As for my breakdown: I got news yesterday that the trade show place I wanted to work for went with someone else. The headwear place reposted their listing on Craigslist, yet didn't call me. I resubmitted my resume, but am losing hope about that. I have two days of work left, no job prospect and I'm starting to panic. Out of curiosity, I looked at my biorhythm widget and all of my waves are at a low point. My ruling planet, Mercury, is in retrograde. Yay. I sank into horrible despair yesterday. The tiniest thing sent me bawling. I keep trying to remain positive, but I'm slipping. I racked up $50,000 in student loan debt, got out of school over a year ago and I'm worse off than I've been at almost any time in my adult life except for the period I had living in Colorado Springs. People keep telling me how talented I am, so how come I can't get a job?

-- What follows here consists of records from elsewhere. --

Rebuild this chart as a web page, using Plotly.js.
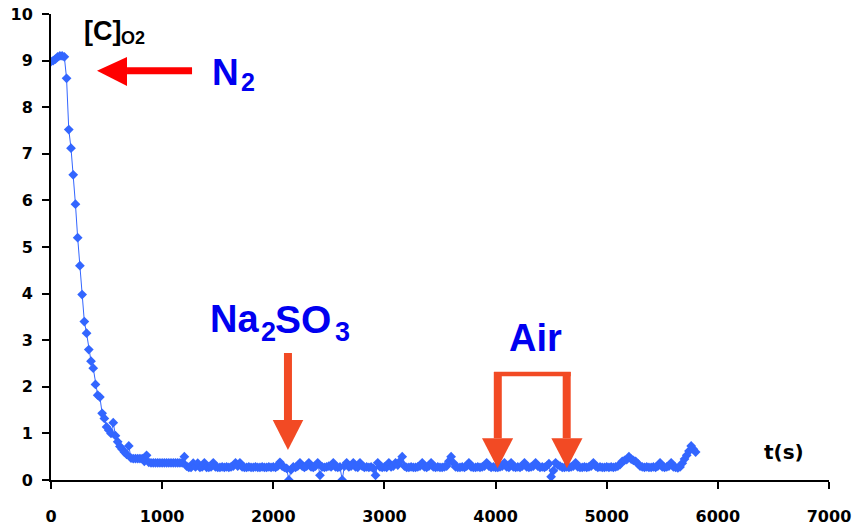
<!DOCTYPE html>
<html>
<head>
<meta charset="utf-8">
<script src="https://cdn.plot.ly/plotly-3.0.1.min.js"></script>
<style>
  html, body { margin: 0; padding: 0; background: #ffffff; }
  #chart { width: 854px; height: 528px; }
</style>
</head>
<body>
<div id="chart"></div>
<script>
// Dissolved oxygen concentration [C]O2, sampled every 20 s from t = 0.
var sampleStart = 0;
var sampleStep = 20;

// N2 purge: t = 0 ... 1200 s
var concPurge = [
  8.98, 9.00, 9.03, 9.08, 9.10, 9.10, 9.08, 8.62, 7.52, 7.12,
  6.55, 5.92, 5.20, 4.60, 3.98, 3.40, 3.15, 2.80, 2.55, 2.40,
  2.05, 1.82, 1.78, 1.43, 1.32, 1.14, 1.07, 1.00, 1.23, 0.95,
  0.82, 0.72, 0.66, 0.60, 0.55, 0.73, 0.47, 0.46, 0.46, 0.46,
  0.46, 0.46, 0.40, 0.53, 0.38, 0.37, 0.37, 0.37, 0.37, 0.37,
  0.37, 0.37, 0.37, 0.37, 0.37, 0.37, 0.37, 0.37, 0.37, 0.37,
  0.50
];

// Plateau: t = 1220 ... 5620 s
var concPlateau = [
  0.30, 0.27, 0.27, 0.36, 0.28, 0.36, 0.27, 0.28, 0.37, 0.27,
  0.27, 0.28, 0.37, 0.28, 0.27, 0.27, 0.28, 0.27, 0.28, 0.27,
  0.28, 0.30, 0.37, 0.30, 0.37, 0.28, 0.27, 0.27, 0.28, 0.27,
  0.27, 0.28, 0.27, 0.27, 0.28, 0.27, 0.27, 0.28, 0.27, 0.28,
  0.27, 0.30, 0.38, 0.30, 0.27, 0.25, 0.00, 0.22, 0.28, 0.27,
  0.30, 0.37, 0.30, 0.27, 0.30, 0.37, 0.28, 0.27, 0.30, 0.37,
  0.10, 0.28, 0.27, 0.28, 0.30, 0.28, 0.37, 0.28, 0.27, 0.28,
  0.00, 0.30, 0.37, 0.28, 0.30, 0.37, 0.28, 0.27, 0.37, 0.30,
  0.27, 0.28, 0.27, 0.28, 0.25, 0.10, 0.37, 0.28, 0.27, 0.28,
  0.27, 0.37, 0.28, 0.30, 0.37, 0.32, 0.40, 0.50, 0.30, 0.27,
  0.27, 0.28, 0.27, 0.27, 0.28, 0.30, 0.37, 0.28, 0.27, 0.30,
  0.37, 0.28, 0.27, 0.28, 0.27, 0.27, 0.28, 0.30, 0.40, 0.50,
  0.37, 0.28, 0.27, 0.27, 0.28, 0.27, 0.30, 0.37, 0.28, 0.27,
  0.27, 0.28, 0.27, 0.28, 0.30, 0.37, 0.30, 0.27, 0.28, 0.27,
  0.27, 0.28, 0.30, 0.37, 0.28, 0.27, 0.37, 0.28, 0.27, 0.28,
  0.27, 0.30, 0.37, 0.28, 0.27, 0.28, 0.30, 0.37, 0.30, 0.27,
  0.28, 0.27, 0.30, 0.35, 0.07, 0.20, 0.37, 0.32, 0.30, 0.27,
  0.27, 0.28, 0.27, 0.28, 0.30, 0.37, 0.28, 0.27, 0.27, 0.28,
  0.27, 0.28, 0.30, 0.37, 0.30, 0.27, 0.28, 0.27, 0.27, 0.28,
  0.27, 0.28, 0.27, 0.28, 0.30, 0.33, 0.40, 0.42, 0.44, 0.50,
  0.45, 0.42, 0.40, 0.35, 0.30, 0.28, 0.27, 0.28, 0.27, 0.27,
  0.28, 0.27, 0.30, 0.37, 0.28, 0.27, 0.28, 0.30, 0.37, 0.28,
  0.27
];

// Final rise: t = 5640 ... 5800 s
var concTail = [0.26, 0.28, 0.36, 0.45, 0.53, 0.62, 0.73, 0.66, 0.60];

// Axis ticks
var xTicks = [0, 1000, 2000, 3000, 4000, 5000, 6000, 7000];
var yTicks = [0, 1, 2, 3, 4, 5, 6, 7, 8, 9, 10];

var conc = concPurge.concat(concPlateau, concTail);

var blue = '#3366ff';
var arrowRed = '#ff0000';
var arrowOrange = '#f24a24';
var labelBlue = '#0000f0';

var trace = {
  type: 'scatter',
  mode: 'lines+markers',
  x0: sampleStart,
  dx: sampleStep,
  y: conc,
  line: { color: blue, width: 1 },
  marker: { symbol: 'diamond', size: 7.5, color: blue },
  hoverinfo: 'x+y',
  showlegend: false
};

function seg(x0, y0, x1, y1, color, w) {
  return { type: 'line', xref: 'x', yref: 'y', x0: x0, y0: y0, x1: x1, y1: y1,
           line: { color: color, width: w } };
}
function head(path, color) {
  return { type: 'path', xref: 'x', yref: 'y', path: path,
           fillcolor: color, line: { width: 0 } };
}

var shapes = [
  // N2 arrow (pointing left)
  seg(684, 8.783, 1269, 8.783, arrowRed, 7),
  head('M 414,8.783 L 684,9.077 L 684,8.455 Z', arrowRed),
  // Na2SO3 arrow
  seg(2132, 2.725, 2132, 1.288, arrowOrange, 8),
  head('M 1995,1.288 L 2270,1.288 L 2132,0.644 Z', arrowOrange),
  // Air bracket with two arrows
  seg(3986, 2.275, 4676, 2.275, arrowOrange, 4.5),
  seg(4020, 2.318, 4020, 0.895, arrowOrange, 8),
  seg(4640, 2.318, 4640, 0.895, arrowOrange, 8),
  head('M 3878,0.895 L 4158,0.895 L 4018,0.251 Z', arrowOrange),
  head('M 4502,0.895 L 4782,0.895 L 4642,0.251 Z', arrowOrange)
];

var bigFont = 'Liberation Sans, Arial, sans-serif';

// Text label: main pieces and their subscripts are placed as separate runs
function label(x, y, text, size, color, family) {
  return { x: x, y: y, xref: 'x', yref: 'y', xanchor: 'left', yanchor: 'middle',
           text: '<b>' + text + '</b>', showarrow: false, borderpad: 0,
           font: { family: family || bigFont, size: size, color: color } };
}

var annotations = [
  label(290, 9.64, '[C]', 27, '#000000'),
  label(622, 9.48, 'O2', 18, '#000000'),
  label(1440, 8.74, 'N', 37, labelBlue),
  label(1700, 8.55, '2', 25, labelBlue),
  label(1420, 3.45, 'Na', 38, labelBlue),
  label(1876, 3.17, '2', 27, labelBlue),
  label(2005, 3.45, 'SO', 39, labelBlue),
  label(2545, 3.17, '3', 27, labelBlue),
  label(4112, 3.05, 'Air', 38, labelBlue),
  label(6410, 0.6, 't(s)', 20, '#000000', 'DejaVu Sans, sans-serif')
];

var tickFont = { family: 'DejaVu Sans, sans-serif', size: 16, color: '#000000', weight: 'bold' };

var layout = {
  width: 854,
  height: 528,
  margin: { l: 51, r: 25, t: 14, b: 48, pad: 0 },
  paper_bgcolor: '#ffffff',
  plot_bgcolor: '#ffffff',
  font: { family: bigFont, color: '#000000' },
  xaxis: {
    range: [0, 7000],
    tickmode: 'array',
    tickvals: xTicks,
    ticktext: xTicks.map(String),
    showgrid: false,
    zeroline: false,
    showline: true,
    linecolor: '#000000',
    linewidth: 2,
    ticks: 'outside',
    ticklen: 7,
    tickwidth: 2,
    tickcolor: '#000000',
    tickfont: tickFont,
    ticklabelstandoff: 14,
    automargin: false,
    fixedrange: true
  },
  yaxis: {
    range: [0, 10],
    tickmode: 'array',
    tickvals: yTicks,
    ticktext: yTicks.map(String),
    showgrid: false,
    zeroline: false,
    showline: true,
    linecolor: '#000000',
    linewidth: 2,
    ticks: 'outside',
    ticklen: 7,
    tickwidth: 2,
    tickcolor: '#000000',
    tickfont: tickFont,
    ticklabelstandoff: 6,
    automargin: false,
    fixedrange: true
  },
  shapes: shapes,
  annotations: annotations,
  showlegend: false
};

Plotly.newPlot('chart', [trace], layout, { displayModeBar: false, staticPlot: true });
</script>
</body>
</html>
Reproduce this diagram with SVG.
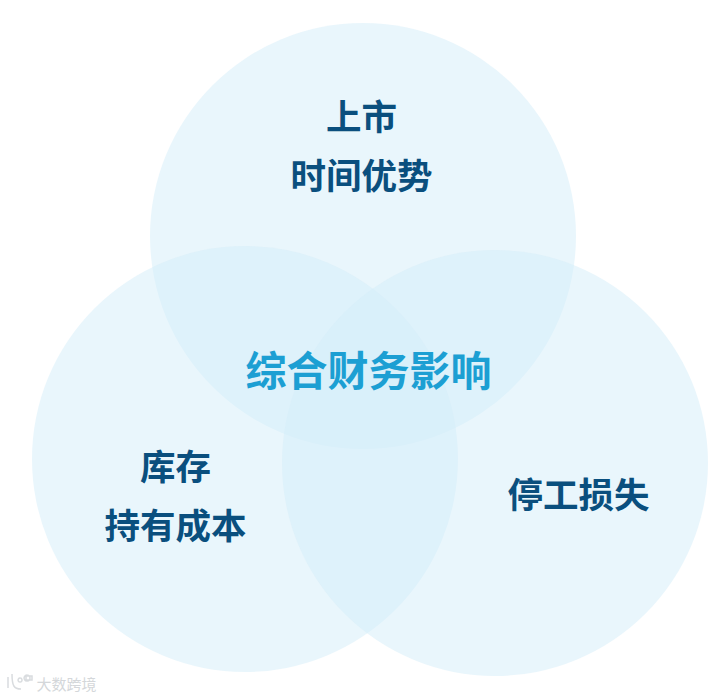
<svg xmlns="http://www.w3.org/2000/svg" width="728" height="699" viewBox="0 0 728 699">
<style>
.c{fill:#d3edfa;fill-opacity:.5}
text{font-family:"Noto Sans CJK SC","Noto Sans",sans-serif;font-weight:700;text-anchor:middle}
.l{font-size:35.5px;fill:#0a4f7e}
.m{font-size:41px;fill:#1c9fd3}
.w{fill:none;stroke:#d9dcdf;stroke-width:1.5}
</style>
<rect width="728" height="699" fill="#fff"/>
<g id="circle-top"><circle class="c" cx="363" cy="236" r="213"/><text class="l" x="361.500" y="130">上市</text><text class="l" x="361.500" y="189">时间优势</text></g>
<g id="circle-left"><circle class="c" cx="245" cy="459" r="213"/><text class="l" x="175.500" y="480">库存</text><text class="l" x="175.500" y="539">持有成本</text></g>
<g id="circle-right"><circle class="c" cx="495" cy="463" r="213"/><text class="l" x="578.500" y="508">停工损失</text></g>
<g id="center"><text class="m" x="368.500" y="386">综合财务影响</text></g>
<g id="connectors"/>
<g id="watermark"><path class="w" d="M8 677v11M12 674c0 12 2 15 9 15M20 678a2 2 0 1 0 .1 0M26 676h6v4h-6zM27 675a3 3 0 1 0 .1 0"/><text x="66.500" y="690" style="font-size:15px;font-weight:400;fill:#d4d7da">大数跨境</text></g>
</svg>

Our office manager is fixing a big lunch for us today as kind of a going away thing for me. That's going to be hard to deal with. It'd be OK if I was leaving with another job lined up. A couple of days ago, the owner said he wanted to talk to me before my last day (about what?--there's really nothing to talk about), but he's more interested in getting ready for his Lake Powell trip next week. One of the franchise owners is taking me out to dinner this evening as a "thank you" for the work I did. She knows a lot of people, I'd like to keep her as a contact. Maybe that could lead to something. Who knows?

Well, I guess I'll go into work a little early today. I've got a little bit of work to do on the database, yet. I need to clean my machine off and back up my data. I'll be glad to be gone from there, I just wish I had somewhere new to go.